Prosperity was supposed to ensue; this did not happen. The rich got richer, all right, but 99 percent of us fell further and further behind.

Maybe this explains why Indiana Republicans are a little shy about embracing Pence’s scheme. This state’s income tax rate is already the second lowest in the nation. Or, as Indiana Senate President Pro Tempore David Long (Republican, of course) has said, “We do pretty well there.” Our property taxes are capped. We’ve been ranked first in the Midwest in terms of Business Tax Climate by the Tax Foundation and fourth in the nation for business tax and regulatory climate by the U.S. Chamber of Commerce and the National Chamber Foundation.

Indiana taxes are already so low a lot of our mayors are wondering where they’ll find the money to pay teachers, police and fire fighters.

Fortunately, Indiana also enjoys a budget surplus. In this, it is rather like the US government back in 2001, the year Mike Pence began voting for tax cuts in Washington. Could it be that Indiana’s Republican state legislators have been struck by a feeling of deja vu?

They are certainly acting as if this is a movie they’ve seen before — and they don’t like the way it ends. So far, the Republican-controlled House has chosen not to include Pence’s tax cut in its version of the state budget. Many Republican senators also appear to be keeping their distance.

Ironically, it’s been the Democrats pushing for a vote on Pence’s proposal.
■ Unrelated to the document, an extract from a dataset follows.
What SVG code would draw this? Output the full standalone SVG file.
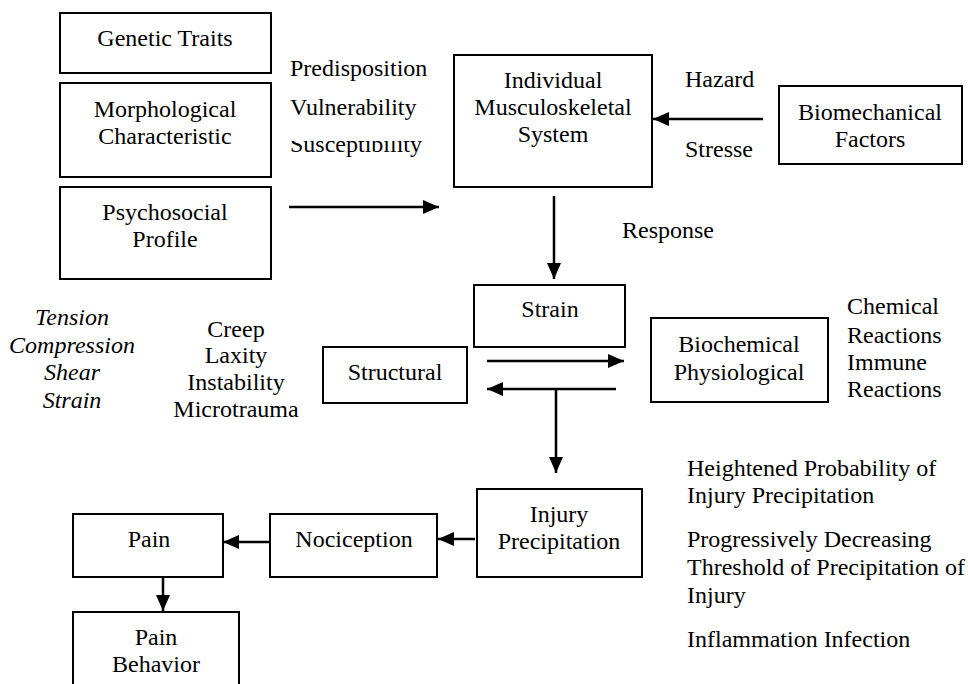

This, however, seems motivated less by enthusiasm for cutting taxes than by an inconsequential desire to try a Republican talking point on for size. It’s come off as a stunt that’s left the new governor acting as nonplussed as a new kid in school, finding himself befriended by the uncoolest clique in the lunchroom.

The funny thing about all this is that, at a time when we keep hearing about the importance of bipartisanship, Indiana Republicans, thanks to their super-majorities, seem overcome by reason. Were the Democrats more competitive, Republicans would probably feel the need to take the ideological bait and we would be on our way to getting a tax cut we don’t need and can’t really afford. Since they haven’t got the Democrats to contend with, they’re actually thinking about what Pence wants to do and finding it neither sensible nor sane. It’s a moment worth savoring.